(New Museum, New York, December 1995)

I step into Bob Flanagan's room,
where his parents from Phoenix are sitting by the bed,
and I really should just be satisfied with saying hello
and how much I am impressed by his exhibit—I mean
no body else from the gallery has even dared
to disturb him in his room in the past hour. Yet I
cannot help but persist in my awkward gush
and we shake hands and I look deep into his gentle eyes,
wonder for a moment if his oxygen is really on,
tell him I am a poet too and from Israel and all that
and I am sorry to have interfered with his family chat.
But God, outside this room is the museum of his entire life
of pain—the poem encircling the walls of the gallery, bringing
you into this room through the words as if you must be led by
the nose
in order to enter a place like this.
By the time I understood
what was going on I was already
inside, the little school charts
explaining the changes of the body,
the x-rays showing the disease
and the nipple ring, the toybin
with the superman doll and the leather
whip, the blocks with just
c/f and s/m letters. C/f for
cystic fibrosis, the stomach aches
alleviated by the pleasure
of masturbation, the pain
of a debilitating disease
cured by pain controlled, directed,
made into art.
Then the coffin with the video of his face.

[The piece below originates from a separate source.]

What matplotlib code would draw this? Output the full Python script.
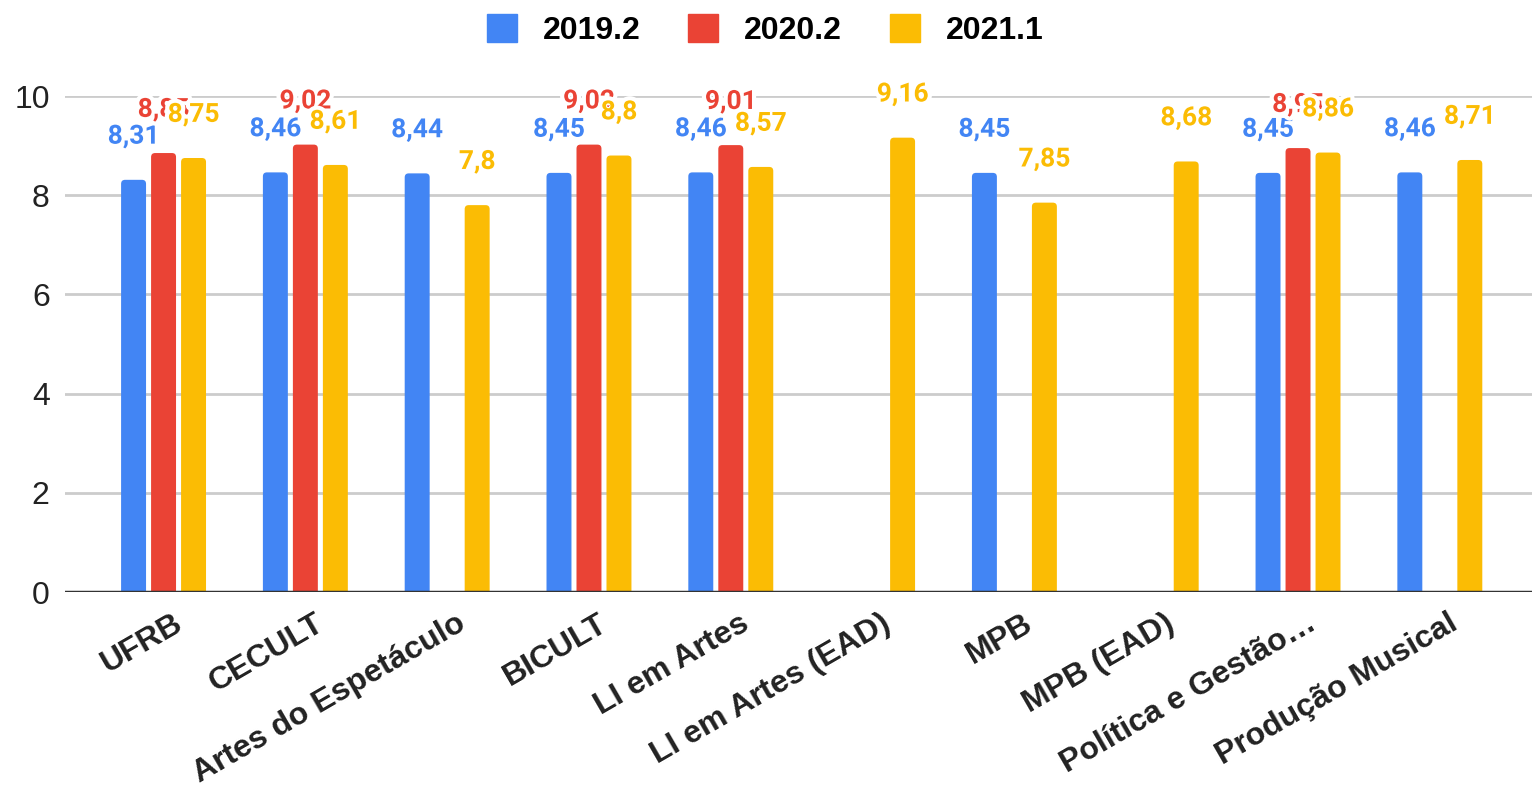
import numpy as np
import matplotlib
matplotlib.use("Agg")
import matplotlib.pyplot as plt
from matplotlib.patches import Patch, FancyBboxPatch
import matplotlib.patheffects as pe

plt.rcParams['font.family'] = ['Liberation Sans', 'DejaVu Sans']

categories = ["UFRB", "CECULT", "Artes do Espetáculo", "BICULT", "LI em Artes",
              "LI em Artes (EAD)", "MPB", "MPB (EAD)", "Política e Gestão…", "Produção Musical"]
series_names = ["2019.2", "2020.2", "2021.1"]
s2019_2 = [8.31, 8.46, 8.44, 8.45, 8.46, np.nan, 8.45, np.nan, 8.45, 8.46]
s2020_2 = [8.85, 9.02, np.nan, 9.02, 9.01, np.nan, np.nan, np.nan, 8.95, np.nan]
s2021_1 = [8.75, 8.61, 7.8, 8.8, 8.57, 9.16, 7.85, 8.68, 8.86, 8.71]
colors = ["#4285F4", "#EA4335", "#FBBC04"]
yticks = [0, 2, 4, 6, 8, 10]

W, H = 1532, 790
fig = plt.figure(figsize=(W / 100, H / 100), dpi=100)
ax = fig.add_axes([65 / W, 1 - 592 / H, 1 - 65 / W, (592 - 96) / H])

xlim = (-0.695, 9.65)
ylim = (0, 10)
ax.set_xlim(*xlim)
ax.set_ylim(*ylim)
px_x = (xlim[1] - xlim[0]) / (W - 65)      # data units per pixel in x
px_y = (ylim[1] - ylim[0]) / (592 - 96)    # data units per pixel in y
radius = 4 * px_x
aspect = px_y / px_x

x = np.arange(len(categories))
offs = [-0.2115, 0.0, 0.2115]
bw = 0.176
for k, (vals, col) in enumerate(zip([s2019_2, s2020_2, s2021_1], colors)):
    vals = np.array(vals, dtype=float)
    for xi, v in zip(x, vals):
        if np.isnan(v):
            continue
        bottom = -0.2
        p = FancyBboxPatch((xi + offs[k] - bw / 2, bottom), bw, v - bottom,
                           boxstyle=f"round,pad=0,rounding_size={radius}",
                           mutation_aspect=aspect, facecolor=col, edgecolor='none',
                           zorder=3)
        ax.add_patch(p)
        lab = f"{v:g}".replace('.', ',')
        ax.text(xi + offs[k], v + 0.87, lab, ha='center', va='center', color=col,
                fontsize=19, fontweight='bold', zorder=5 + k, family=['Roboto', 'DejaVu Sans'],
                path_effects=[pe.withStroke(linewidth=6, foreground='white')])

ax.set_yticks(yticks)
ax.set_yticklabels([str(t) for t in yticks], fontsize=23, color='#222222')
ax.yaxis.grid(True, color='#cccccc', linewidth=2, zorder=0)
ax.axhline(0, color='#333333', linewidth=2.5, zorder=4)
for s in ax.spines.values():
    s.set_visible(False)
ax.tick_params(axis='y', length=0, pad=11)
ax.tick_params(axis='x', length=0, pad=12)
ax.set_xticks(x + 0.06)
ax.set_xticklabels(categories, rotation=30, ha='right', va='top', rotation_mode='anchor',
                   fontsize=23, fontweight='bold', color='#222222')

handles = [Patch(facecolor=c, edgecolor=c, label=n) for c, n in zip(colors, series_names)]
fig.legend(handles=handles, loc='center', bbox_to_anchor=(765 / W, 1 - 30 / H), ncol=3,
           frameon=False, prop={'weight': 'bold', 'size': 23}, handlelength=0.95,
           handleheight=0.95, columnspacing=1.5, handletextpad=0.8)

fig.savefig("out.png", dpi=100, facecolor='white')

Suddenly his image opens its eyes as if it knows
we are talking about it. Then the TV screens of his body,
the face at the top, the bound hands and feet on either side,
in the center the genitals the object of continual torture.
He does it much better than I can describe—
so banal my little summary of his world torment
—the text so small a part of it all, just the tip
of a pin-filled, flame-teased ejaculating penis.